Reproduce all the material exactly, minus any pictures it holds.
# # # #
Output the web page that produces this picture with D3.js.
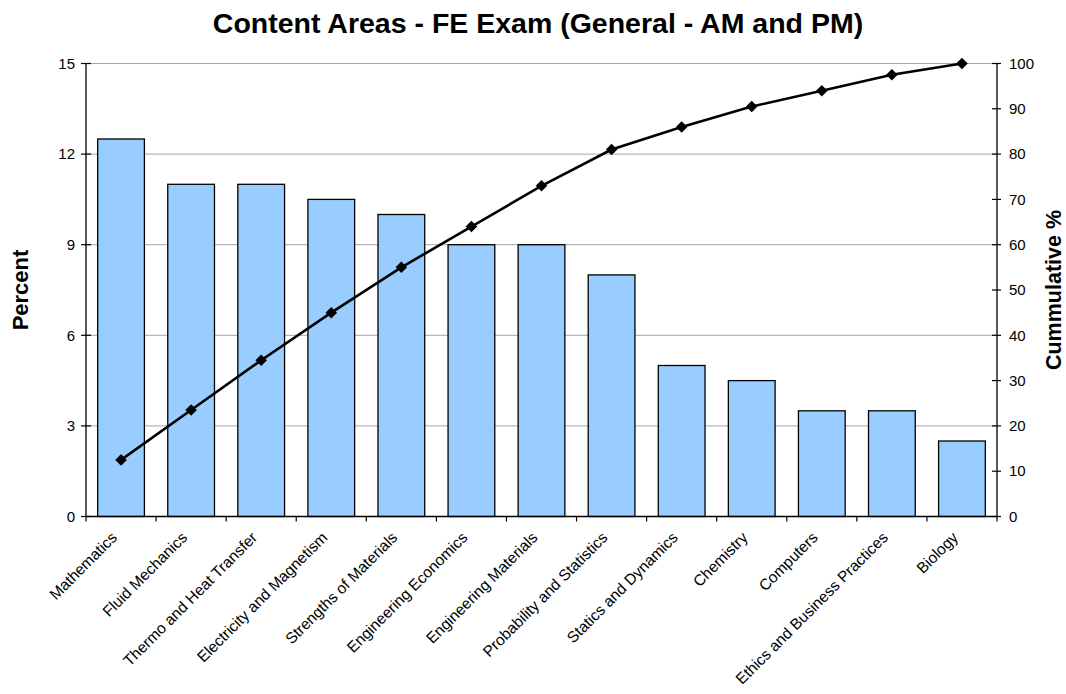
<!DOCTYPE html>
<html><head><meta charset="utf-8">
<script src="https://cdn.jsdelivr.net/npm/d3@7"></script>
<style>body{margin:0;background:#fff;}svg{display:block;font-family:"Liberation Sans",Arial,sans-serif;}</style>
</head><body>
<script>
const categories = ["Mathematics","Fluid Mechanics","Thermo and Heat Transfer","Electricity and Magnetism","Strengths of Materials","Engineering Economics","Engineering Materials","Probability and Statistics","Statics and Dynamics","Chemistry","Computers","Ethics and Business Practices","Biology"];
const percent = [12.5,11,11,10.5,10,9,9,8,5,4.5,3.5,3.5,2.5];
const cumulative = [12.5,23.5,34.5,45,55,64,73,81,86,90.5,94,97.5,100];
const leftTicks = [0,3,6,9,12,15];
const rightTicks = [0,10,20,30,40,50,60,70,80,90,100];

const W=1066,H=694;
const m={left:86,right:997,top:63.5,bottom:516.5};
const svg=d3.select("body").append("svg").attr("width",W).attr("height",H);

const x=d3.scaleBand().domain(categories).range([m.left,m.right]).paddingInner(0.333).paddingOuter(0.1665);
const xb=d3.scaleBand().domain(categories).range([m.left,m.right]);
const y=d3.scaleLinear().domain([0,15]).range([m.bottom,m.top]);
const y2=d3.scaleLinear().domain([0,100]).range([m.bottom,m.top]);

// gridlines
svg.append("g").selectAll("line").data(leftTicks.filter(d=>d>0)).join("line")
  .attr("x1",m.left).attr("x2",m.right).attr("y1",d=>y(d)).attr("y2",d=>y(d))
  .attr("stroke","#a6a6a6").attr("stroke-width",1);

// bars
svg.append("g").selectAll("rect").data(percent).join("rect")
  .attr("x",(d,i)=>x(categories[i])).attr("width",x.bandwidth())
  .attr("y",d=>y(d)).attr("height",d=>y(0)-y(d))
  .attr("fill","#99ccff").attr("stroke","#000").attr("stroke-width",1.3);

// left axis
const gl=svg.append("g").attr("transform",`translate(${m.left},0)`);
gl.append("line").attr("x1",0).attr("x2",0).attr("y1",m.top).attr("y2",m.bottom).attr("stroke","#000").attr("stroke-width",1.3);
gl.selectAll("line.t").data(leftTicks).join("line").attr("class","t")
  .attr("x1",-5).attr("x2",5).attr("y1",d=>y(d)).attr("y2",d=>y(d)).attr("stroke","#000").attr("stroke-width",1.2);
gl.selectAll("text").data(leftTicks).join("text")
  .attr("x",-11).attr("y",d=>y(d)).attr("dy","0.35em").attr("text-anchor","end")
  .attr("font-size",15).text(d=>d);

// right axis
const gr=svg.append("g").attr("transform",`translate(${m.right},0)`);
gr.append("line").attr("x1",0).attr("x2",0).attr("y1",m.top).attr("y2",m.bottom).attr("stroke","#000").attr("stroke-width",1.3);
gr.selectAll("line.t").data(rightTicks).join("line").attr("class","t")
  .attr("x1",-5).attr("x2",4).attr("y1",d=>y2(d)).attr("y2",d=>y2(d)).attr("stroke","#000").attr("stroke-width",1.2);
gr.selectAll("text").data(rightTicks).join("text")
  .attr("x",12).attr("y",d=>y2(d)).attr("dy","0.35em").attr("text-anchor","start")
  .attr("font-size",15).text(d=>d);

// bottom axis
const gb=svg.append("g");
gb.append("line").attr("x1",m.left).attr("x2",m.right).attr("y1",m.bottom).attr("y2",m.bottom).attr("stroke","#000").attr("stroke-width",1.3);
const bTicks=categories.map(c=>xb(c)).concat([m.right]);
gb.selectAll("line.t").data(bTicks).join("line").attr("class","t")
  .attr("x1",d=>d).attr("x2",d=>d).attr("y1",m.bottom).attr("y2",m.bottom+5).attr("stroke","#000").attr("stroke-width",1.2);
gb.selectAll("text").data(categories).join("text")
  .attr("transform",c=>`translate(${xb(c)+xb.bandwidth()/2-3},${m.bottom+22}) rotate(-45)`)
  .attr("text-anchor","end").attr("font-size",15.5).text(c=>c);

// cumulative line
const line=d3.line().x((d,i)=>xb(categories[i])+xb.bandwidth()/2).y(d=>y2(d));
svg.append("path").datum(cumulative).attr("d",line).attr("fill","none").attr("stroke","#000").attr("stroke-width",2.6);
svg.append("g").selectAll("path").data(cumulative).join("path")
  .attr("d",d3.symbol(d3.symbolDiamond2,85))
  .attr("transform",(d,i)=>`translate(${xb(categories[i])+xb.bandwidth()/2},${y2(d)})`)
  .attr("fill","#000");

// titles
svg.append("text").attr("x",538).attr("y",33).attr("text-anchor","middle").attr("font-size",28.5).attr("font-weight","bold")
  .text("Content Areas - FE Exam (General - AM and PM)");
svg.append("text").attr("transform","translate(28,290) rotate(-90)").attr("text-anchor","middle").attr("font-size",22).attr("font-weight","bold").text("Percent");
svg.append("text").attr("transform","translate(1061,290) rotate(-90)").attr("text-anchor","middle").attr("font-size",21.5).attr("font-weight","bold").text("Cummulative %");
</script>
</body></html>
# # # #
▸ SOLVED PROBLEM
Output the web page that produces this picture with D3.js.
<!DOCTYPE html>
<html><head><meta charset="utf-8">
<script src="https://cdn.jsdelivr.net/npm/d3@7"></script>
<style>body{margin:0;background:#fff;}svg{display:block;font-family:"Liberation Sans",Arial,sans-serif;}</style>
</head><body>
<script>
const categories = ["Mathematics","Fluid Mechanics","Thermo and Heat Transfer","Electricity and Magnetism","Strengths of Materials","Engineering Economics","Engineering Materials","Probability and Statistics","Statics and Dynamics","Chemistry","Computers","Ethics and Business Practices","Biology"];
const percent = [12.5,11,11,10.5,10,9,9,8,5,4.5,3.5,3.5,2.5];
const cumulative = [12.5,23.5,34.5,45,55,64,73,81,86,90.5,94,97.5,100];
const leftTicks = [0,3,6,9,12,15];
const rightTicks = [0,10,20,30,40,50,60,70,80,90,100];

const W=1066,H=694;
const m={left:86,right:997,top:63.5,bottom:516.5};
const svg=d3.select("body").append("svg").attr("width",W).attr("height",H);

const x=d3.scaleBand().domain(categories).range([m.left,m.right]).paddingInner(0.333).paddingOuter(0.1665);
const xb=d3.scaleBand().domain(categories).range([m.left,m.right]);
const y=d3.scaleLinear().domain([0,15]).range([m.bottom,m.top]);
const y2=d3.scaleLinear().domain([0,100]).range([m.bottom,m.top]);

// gridlines
svg.append("g").selectAll("line").data(leftTicks.filter(d=>d>0)).join("line")
  .attr("x1",m.left).attr("x2",m.right).attr("y1",d=>y(d)).attr("y2",d=>y(d))
  .attr("stroke","#a6a6a6").attr("stroke-width",1);

// bars
svg.append("g").selectAll("rect").data(percent).join("rect")
  .attr("x",(d,i)=>x(categories[i])).attr("width",x.bandwidth())
  .attr("y",d=>y(d)).attr("height",d=>y(0)-y(d))
  .attr("fill","#99ccff").attr("stroke","#000").attr("stroke-width",1.3);

// left axis
const gl=svg.append("g").attr("transform",`translate(${m.left},0)`);
gl.append("line").attr("x1",0).attr("x2",0).attr("y1",m.top).attr("y2",m.bottom).attr("stroke","#000").attr("stroke-width",1.3);
gl.selectAll("line.t").data(leftTicks).join("line").attr("class","t")
  .attr("x1",-5).attr("x2",5).attr("y1",d=>y(d)).attr("y2",d=>y(d)).attr("stroke","#000").attr("stroke-width",1.2);
gl.selectAll("text").data(leftTicks).join("text")
  .attr("x",-11).attr("y",d=>y(d)).attr("dy","0.35em").attr("text-anchor","end")
  .attr("font-size",15).text(d=>d);

// right axis
const gr=svg.append("g").attr("transform",`translate(${m.right},0)`);
gr.append("line").attr("x1",0).attr("x2",0).attr("y1",m.top).attr("y2",m.bottom).attr("stroke","#000").attr("stroke-width",1.3);
gr.selectAll("line.t").data(rightTicks).join("line").attr("class","t")
  .attr("x1",-5).attr("x2",4).attr("y1",d=>y2(d)).attr("y2",d=>y2(d)).attr("stroke","#000").attr("stroke-width",1.2);
gr.selectAll("text").data(rightTicks).join("text")
  .attr("x",12).attr("y",d=>y2(d)).attr("dy","0.35em").attr("text-anchor","start")
  .attr("font-size",15).text(d=>d);

// bottom axis
const gb=svg.append("g");
gb.append("line").attr("x1",m.left).attr("x2",m.right).attr("y1",m.bottom).attr("y2",m.bottom).attr("stroke","#000").attr("stroke-width",1.3);
const bTicks=categories.map(c=>xb(c)).concat([m.right]);
gb.selectAll("line.t").data(bTicks).join("line").attr("class","t")
  .attr("x1",d=>d).attr("x2",d=>d).attr("y1",m.bottom).attr("y2",m.bottom+5).attr("stroke","#000").attr("stroke-width",1.2);
gb.selectAll("text").data(categories).join("text")
  .attr("transform",c=>`translate(${xb(c)+xb.bandwidth()/2-3},${m.bottom+22}) rotate(-45)`)
  .attr("text-anchor","end").attr("font-size",15.5).text(c=>c);

// cumulative line
const line=d3.line().x((d,i)=>xb(categories[i])+xb.bandwidth()/2).y(d=>y2(d));
svg.append("path").datum(cumulative).attr("d",line).attr("fill","none").attr("stroke","#000").attr("stroke-width",2.6);
svg.append("g").selectAll("path").data(cumulative).join("path")
  .attr("d",d3.symbol(d3.symbolDiamond2,85))
  .attr("transform",(d,i)=>`translate(${xb(categories[i])+xb.bandwidth()/2},${y2(d)})`)
  .attr("fill","#000");

// titles
svg.append("text").attr("x",538).attr("y",33).attr("text-anchor","middle").attr("font-size",28.5).attr("font-weight","bold")
  .text("Content Areas - FE Exam (General - AM and PM)");
svg.append("text").attr("transform","translate(28,290) rotate(-90)").attr("text-anchor","middle").attr("font-size",22).attr("font-weight","bold").text("Percent");
svg.append("text").attr("transform","translate(1061,290) rotate(-90)").attr("text-anchor","middle").attr("font-size",21.5).attr("font-weight","bold").text("Cummulative %");
</script>
</body></html>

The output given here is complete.